We forgot to pick up the very cheap FXP's in yesterday's excitement, that is one of our favorite covers when we turn a little bearish and that's a shame as the Hang Seng dropped 3.4% on the Fed's prospects of a very weak 2009 for their largest customer.  AA's outlook was no help either but what really killed Asia today was a 7% drop in India as SAY turns out to be a scam with years of ficticious profits.  Satyam fell 78% and took the whole Indian tech sector with it. "Some people have been saying it's time to buy but I think it's not time yet. I wouldn't hold my breath and say the worst is over," said one analyst at a local brokerage in Singapore.

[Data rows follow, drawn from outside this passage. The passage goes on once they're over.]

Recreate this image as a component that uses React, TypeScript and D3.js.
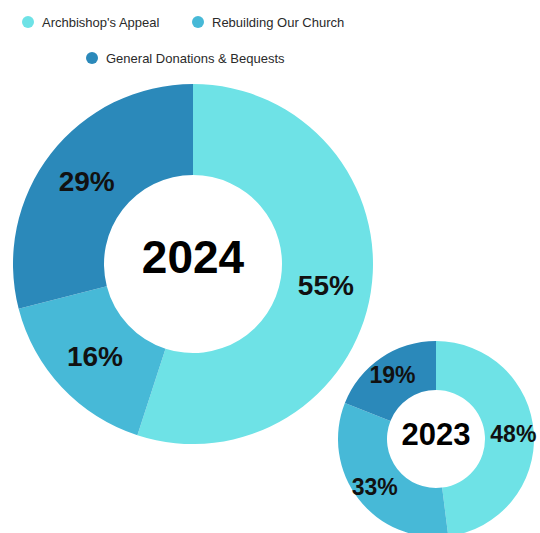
import React from "react";
import * as d3 from "d3";

const categories = ["Archbishop's Appeal", "Rebuilding Our Church", "General Donations & Bequests"];
const colors = ["#6ee2e6", "#47b9d7", "#2b89ba"];
const years = ["2024", "2023"];
const values2024 = [55, 16, 29];
const values2023 = [48, 33, 19];

const W = 540;
const H = 533;

type DonutProps = {
  values: number[];
  year: string;
  cx: number;
  cy: number;
  outer: number;
  inner: number;
  labelSize: number;
  yearSize: number;
  labelOffset: number;
};

function Donut({ values, year, cx, cy, outer, inner, labelSize, yearSize, labelOffset }: DonutProps) {
  const pie = d3.pie<number>().sort(null).value((d) => d);
  const arcs = pie(values);
  const arc = d3.arc<d3.PieArcDatum<number>>().innerRadius(inner).outerRadius(outer);
  const labelArc = d3
    .arc<d3.PieArcDatum<number>>()
    .innerRadius((inner + outer) / 2 + labelOffset)
    .outerRadius((inner + outer) / 2 + labelOffset);
  return (
    <g transform={`translate(${cx},${cy})`}>
      {arcs.map((a, i) => (
        <path key={i} d={arc(a) || ""} fill={colors[i]} />
      ))}
      {arcs.map((a, i) => {
        const [x, y] = labelArc.centroid(a);
        return (
          <text
            key={"l" + i}
            x={x}
            y={y}
            textAnchor="middle"
            dominantBaseline="central"
            fontFamily="'Liberation Sans', Arial, sans-serif"
            fontWeight="bold"
            fontSize={labelSize}
            fill="#111"
          >
            {values[i]}%
          </text>
        );
      })}
      <text
        x={0}
        y={0}
        dy="-0.15em"
        textAnchor="middle"
        dominantBaseline="central"
        fontFamily="'Liberation Sans', Arial, sans-serif"
        fontWeight="bold"
        fontSize={yearSize}
        fill="#000"
      >
        {year}
      </text>
    </g>
  );
}

export default function App() {
  const legendItems = [
    { x: 28, y: 22 },
    { x: 198, y: 22 },
    { x: 92, y: 58 },
  ];
  return (
    <svg width={W} height={H} style={{ position: "absolute", left: 0, top: 0, background: "#fff" }}>
      {categories.map((c, i) => (
        <g key={c}>
          <circle cx={legendItems[i].x} cy={legendItems[i].y} r={6} fill={colors[i]} />
          <text
            x={legendItems[i].x + 14}
            y={legendItems[i].y}
            dominantBaseline="central"
            fontFamily="'Liberation Sans', Arial, sans-serif"
            fontSize={13}
            fill="#2a2a2a"
          >
            {c}
          </text>
        </g>
      ))}
      <Donut values={values2024} year={years[0]} cx={193} cy={264} outer={180} inner={89} labelSize={28} yearSize={46} labelOffset={0} />
      <Donut values={values2023} year={years[1]} cx={436} cy={439} outer={98} inner={49} labelSize={23} yearSize={31} labelOffset={4} />
    </svg>
  );
}
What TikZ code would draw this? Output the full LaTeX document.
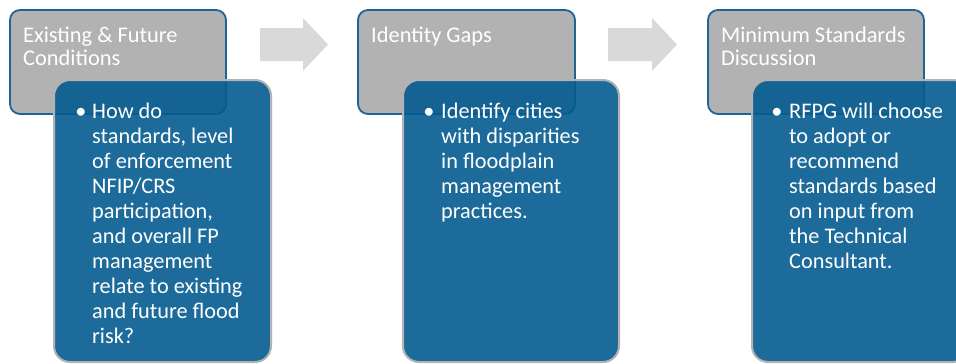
\documentclass[tikz,border=0pt]{standalone}
\usepackage{fontspec}
\setmainfont{Carlito}
\definecolor{boxgray}{HTML}{B2B2B2}
\definecolor{boxedge}{HTML}{1F6496}
\definecolor{bluefill}{RGB}{4,91,143}
\definecolor{blueedge}{HTML}{B3B3B3}
\definecolor{arrowgray}{HTML}{D9D9D9}
\tikzset{
  graybox/.style={draw=boxedge, line width=1.8pt, fill=boxgray, rounded corners=10pt},
  bluebox/.style={draw=blueedge, line width=2pt, fill=bluefill, fill opacity=0.9, draw opacity=1, rounded corners=16pt},
  titletext/.style={inner sep=0pt, anchor=base west, text=white, font=\fontsize{22.4}{23}\selectfont},
  bodytext/.style={inner sep=0pt, anchor=base west, text=white, font=\fontsize{22.3}{25}\selectfont},
  bullettext/.style={inner sep=0pt, anchor=base, text=white, font=\fontsize{22.3}{25}\selectfont},
  flowarrow/.style={fill=arrowgray, draw=none}
}
\begin{document}
\begin{tikzpicture}[x=1pt,y=-1pt]
\useasboundingbox (0,0) rectangle (956,364);
\clip (0,0) rectangle (956,364);
% arrows
\path[flowarrow] (260,28) -- (303,28) -- (303,18) -- (328,44.5) -- (303,71) -- (303,61) -- (260,61) -- cycle;
\path[flowarrow] (608,28) -- (652,28) -- (652,18) -- (677,44.5) -- (652,71) -- (652,61) -- (608,61) -- cycle;
% panel 1
\draw[graybox] (10,10) rectangle (226,114);
\node[titletext] (t1) at (23,42) {\begin{minipage}[t]{220pt}Existing \& Future\\Conditions\end{minipage}};
\draw[bluebox] (54,80) rectangle (271,362);
\node[bullettext] (b1) at (81,118) {\textbullet};
\node[bodytext] (x1) at (92,118) {\begin{minipage}[t]{190pt}How do\\standards, level\\of enforcement\\NFIP/CRS\\participation,\\and overall FP\\management\\relate to existing\\and future flood\\risk?\end{minipage}};
% panel 2
\draw[graybox] (358,10) rectangle (575,114);
\node[titletext] (t2) at (371,42) {Identity Gaps};
\draw[bluebox] (403,80) rectangle (619,362);
\node[bullettext] (b2) at (429,118) {\textbullet};
\node[bodytext] (x2) at (441,118) {\begin{minipage}[t]{190pt}Identify cities\\with disparities\\in floodplain\\management\\practices.\end{minipage}};
% panel 3
\draw[graybox] (708,10) rectangle (924,114);
\node[titletext] (t3) at (721,42) {\begin{minipage}[t]{220pt}Minimum Standards\\Discussion\end{minipage}};
\draw[bluebox] (752,80) rectangle (969,362);
\node[bullettext] (b3) at (777,118) {\textbullet};
\node[bodytext] (x3) at (789,118) {\begin{minipage}[t]{190pt}RFPG will choose\\to adopt or\\recommend\\standards based\\on input from\\the Technical\\Consultant.\end{minipage}};
\end{tikzpicture}
\end{document}
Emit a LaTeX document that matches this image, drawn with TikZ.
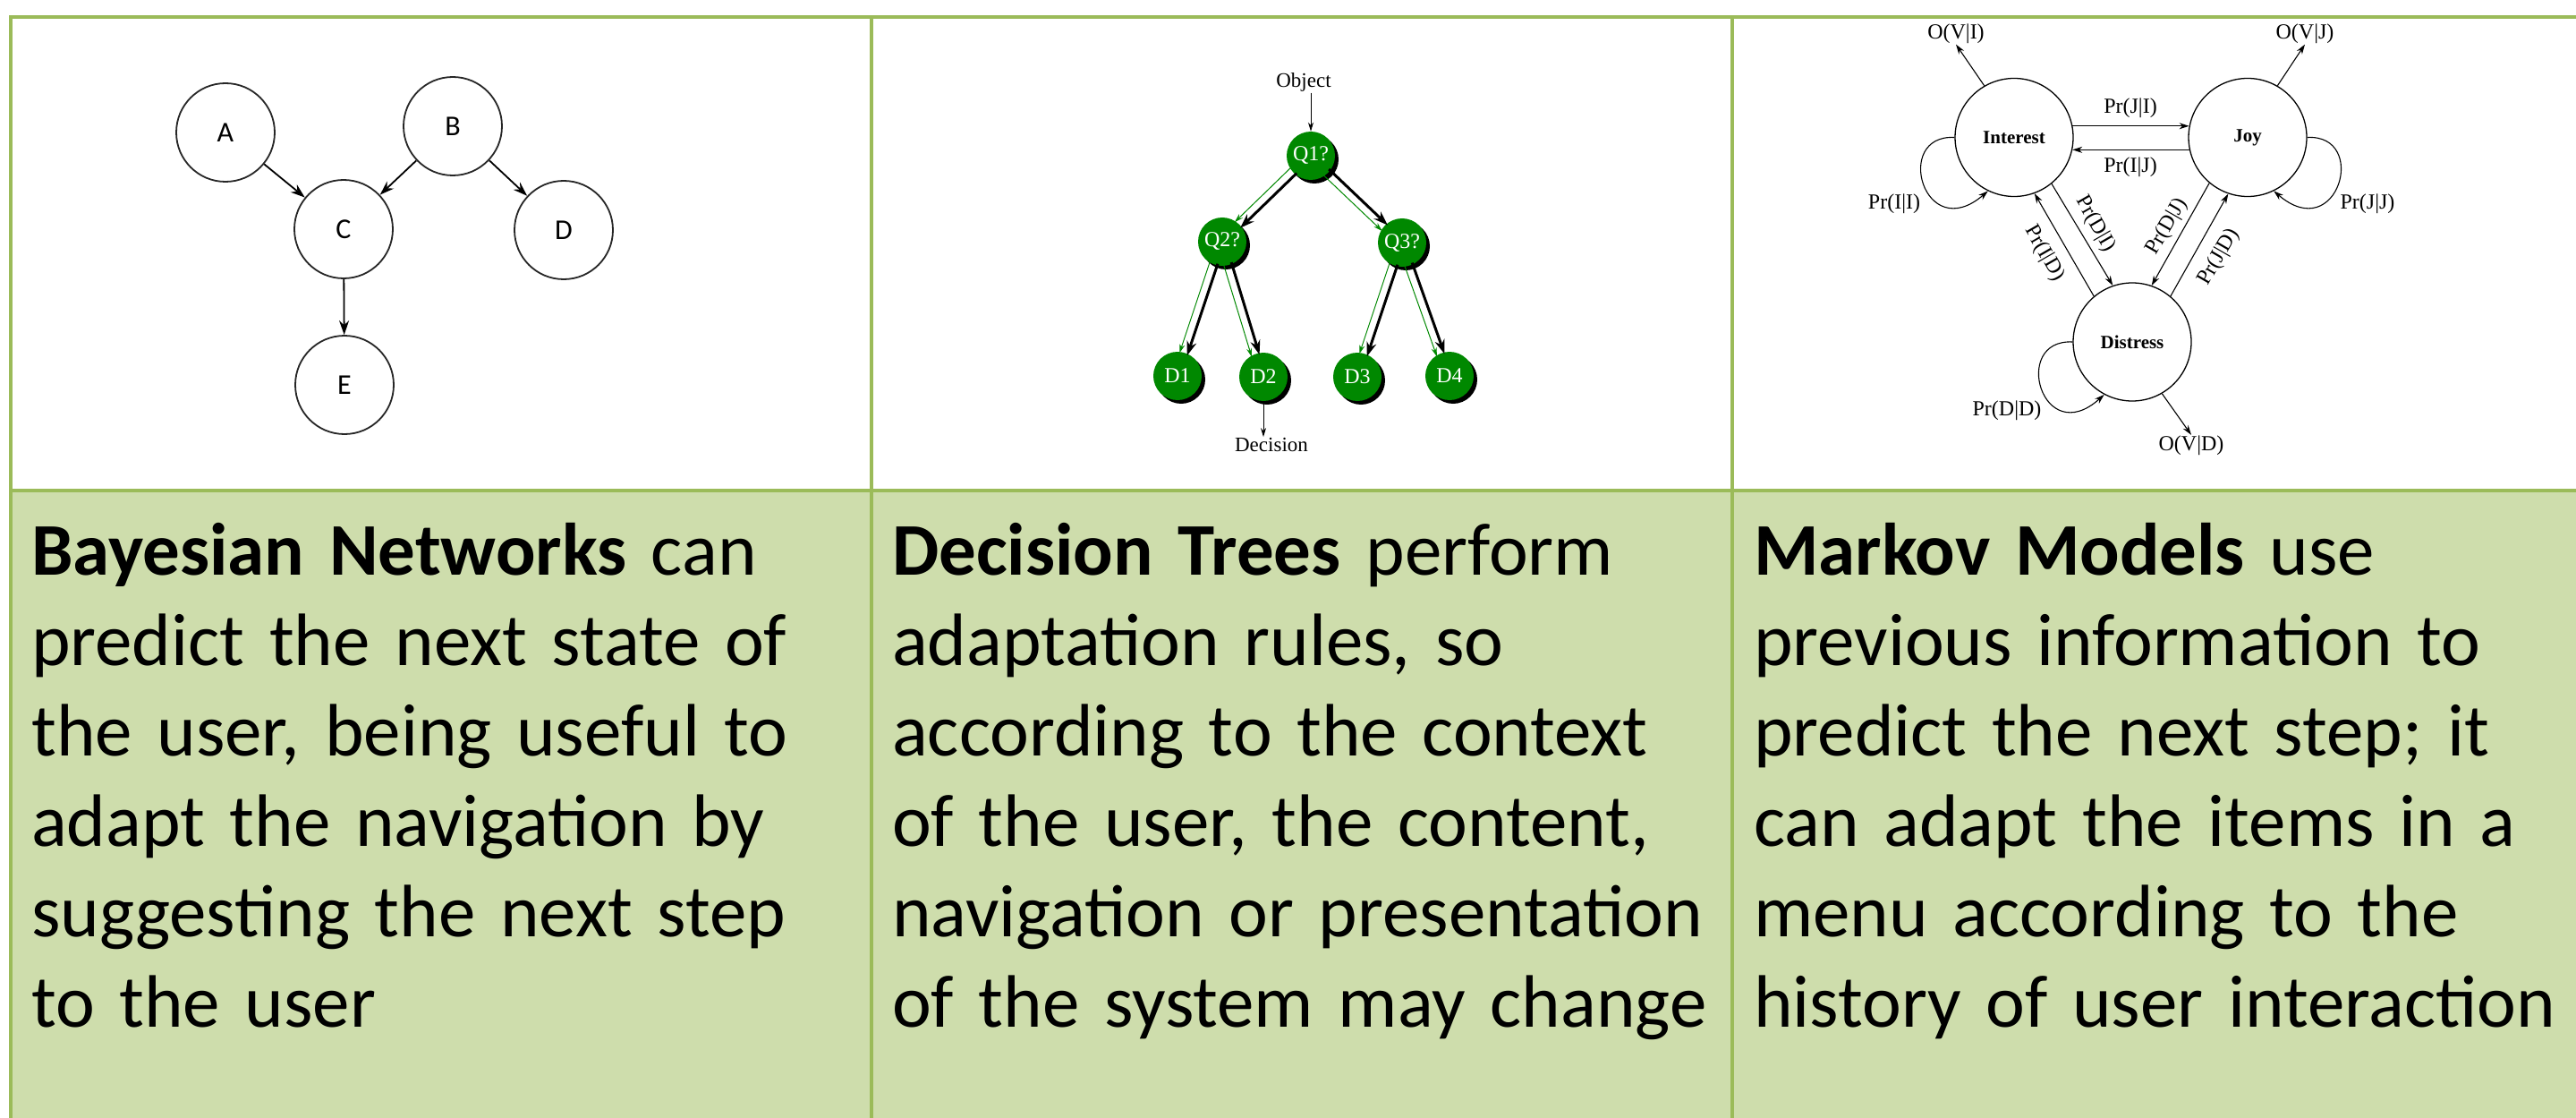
\documentclass[tikz,border=0pt]{standalone}
\usepackage{fontspec}
\setmainfont{Carlito}
\newfontfamily\serifft{Liberation Serif}
\usetikzlibrary{arrows.meta,calc,shadows}
\definecolor{tblborder}{RGB}{155,187,89}
\definecolor{bandfill}{RGB}{206,221,172}
\definecolor{dtgreen}{RGB}{0,136,0}
\begin{document}
\begin{tikzpicture}[x=1pt,y=-1pt,
  border/.style={draw=tblborder,line width=3.5pt},
  desc/.style={anchor=north west,inner sep=0pt,align=left,text width=940pt,font=\fontsize{83}{101}\selectfont},
  bnode/.style={circle,draw=black!85,line width=1.8pt,minimum size=110pt,inner sep=0pt,font=\fontsize{32}{36}\selectfont},
  barrow/.style={line width=1.8pt,-{Stealth[length=16pt,width=11pt]}},
  dnode/.style={circle,fill=dtgreen,minimum size=54pt,inner sep=0pt,text=white,font=\serifft\fontsize{24}{26}\selectfont,drop shadow={shadow xshift=4pt,shadow yshift=-4pt,fill=black,opacity=1}},
  dlab/.style={font=\serifft\fontsize{23}{26}\selectfont,inner sep=1pt},
  dthin/.style={line width=1pt,-{Stealth[length=10pt,width=6pt]}},
  dblack/.style={line width=3pt,-{Stealth[length=16pt,width=11pt]},shorten <=25pt,shorten >=25pt},
  dgreen/.style={draw=dtgreen,line width=1pt,-{Stealth[length=10pt,width=6pt]},shorten <=25pt,shorten >=25pt},
  mstate/.style={circle,draw,line width=1.3pt,minimum size=132pt,inner sep=0pt,font=\serifft\bfseries\fontsize{21}{24}\selectfont},
  mlab/.style={font=\serifft\fontsize{24}{26}\selectfont,inner sep=1pt},
  marrow/.style={line width=1.1pt,-{Stealth[length=11pt,width=7pt]}}
]
\useasboundingbox (0,0) rectangle (2879,1249);
% table
\fill[bandfill] (12,548) rectangle (2879,1249);
\draw[border] (12,1249) -- (12,19) -- (2879,19);
\draw[border] (974,19) -- (974,1249);
\draw[border] (1936,19) -- (1936,1249);
\draw[border] (12,548) -- (2879,548);

% Bayesian network
\node[bnode] (A) at (252,148) {A};
\node[bnode] (B) at (506,141) {B};
\node[bnode] (C) at (384,256) {C};
\node[bnode] (D) at (630,257) {D};
\node[bnode] (E) at (385,430) {E};
\draw[barrow] (A) -- (C);
\draw[barrow] (B) -- (C);
\draw[barrow] (B) -- (D);
\draw[barrow] (C) -- (E);

% Decision tree
\node[dlab] (obj) at (1457,92) {Object};
\node[dnode] (Q1) at (1465,174) {Q1?};
\node[dnode] (Q2) at (1366,270) {Q2?};
\node[dnode] (Q3) at (1567,271) {Q3?};
\node[dnode] (D1) at (1316,420) {D1};
\node[dnode] (D2) at (1412,421) {D2};
\node[dnode] (D3) at (1517,421) {D3};
\node[dnode] (D4) at (1620,420) {D4};
\node[dlab] (dec) at (1421,497) {Decision};
\draw[dthin] (Q1 |- obj.south) -- (Q1.north);
\draw[dthin] (D2.south) -- (D2 |- dec.north);
\foreach \p/\c in {Q1/Q2,Q1/Q3,Q2/D1,Q2/D2,Q3/D3,Q3/D4}{
  \draw[dblack] ($(\p.center)!3pt!90:(\c.center)$) -- ($(\c.center)!3pt!-90:(\p.center)$);
  \draw[dgreen] ($(\p.center)!6pt!-90:(\c.center)$) -- ($(\c.center)!6pt!90:(\p.center)$);
}

% Markov model
\node[mstate] (I) at (2251,153.5) {Interest};
\node[mstate] (J) at (2512,153.5) {Joy};
\node[mstate] (S) at (2383,382) {Distress};
\node[mlab] (ovi) at (2186,37.5) {O(V|I)};
\node[mlab] (ovj) at (2576,37.5) {O(V|J)};
\node[mlab] (ovd) at (2449,498) {O(V|D)};
\draw[marrow] (I.120) -- (ovi.south);
\draw[marrow] (J.60) -- (ovj.south);
\draw[marrow] (S.-60) -- (ovd.north);
\draw[marrow] (I.11) -- (J.169);
\draw[marrow] (J.-168) -- (I.-12);
\node[mlab] (pji) at (2381,121) {Pr(J|I)};
\node[mlab] (pij) at (2381,187) {Pr(I|J)};
\draw[marrow] (I.180) .. controls (2115,150) and (2150,275) .. (I.-116);
\draw[marrow] (J.0) .. controls (2648,150) and (2613,275) .. (J.-64);
\draw[marrow] (S.180) .. controls (2247,378.5) and (2282,503.5) .. (S.-118);
\node[mlab] (pii) at (2117,228) {Pr(I|I)};
\node[mlab] (pjj) at (2646,228) {Pr(J|J)};
\node[mlab] (pdd) at (2243,459) {Pr(D|D)};
\draw[marrow] (I.-51) -- (S.109);
\draw[marrow] (S.130) -- (I.-70);
\draw[marrow] (J.-130) -- (S.71);
\draw[marrow] (S.50) -- (J.-109);
\node[mlab,rotate=-60] (pdi) at (2342,250) {Pr(D|I)};
\node[mlab,rotate=-60] (pid) at (2285,283) {Pr(I|D)};
\node[mlab,rotate=60] (pdj) at (2422,253) {Pr(D|J)};
\node[mlab,rotate=60] (pjd) at (2480,287) {Pr(J|D)};

% descriptions
\node[desc] (t1) at (35,572) {\strut\textbf{Bayesian Networks} can\\predict the next state of\\the user, being useful to\\adapt the navigation by\\suggesting the next step\\to the user};
\node[desc] (t2) at (997,572) {\strut\textbf{Decision Trees} perform\\adaptation rules, so\\according to the context\\of the user, the content,\\navigation or presentation\\of the system may change};
\node[desc] (t3) at (1960,572) {\strut\textbf{Markov Models} use\\previous information to\\predict the next step; it\\can adapt the items in a\\menu according to the\\history of user interaction};
\end{tikzpicture}
\end{document}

Europe is off about 1.5% ahead of our open, led down by the energy sector despite Russia's escalation with the Ukraine.  Banks were also hit hard asthe EU debates the fate of credit default swaps and profit taking hit the miners (mainly coal), who had led the recent rally.  UK retail giant Marks and Spencer announced the closing of 27 stores on a 7.1% decline in sales along with declining margins in December and German auto sales were off 6.6%.

Obama is holding a press conference this morning but we already got an ADP report that shows 700,000 jobs were lost in December and that does not bode well for Friday's Payroll Report.  We also had warnings from TWX and INTC which wil be no help this morning.  Tomorrow we get weekly jobless claims so the hits may just keep on coming this week – a wonderful environment to test our levels so let's keep our eye on our 38 favorites and see what discounts we are offered this week.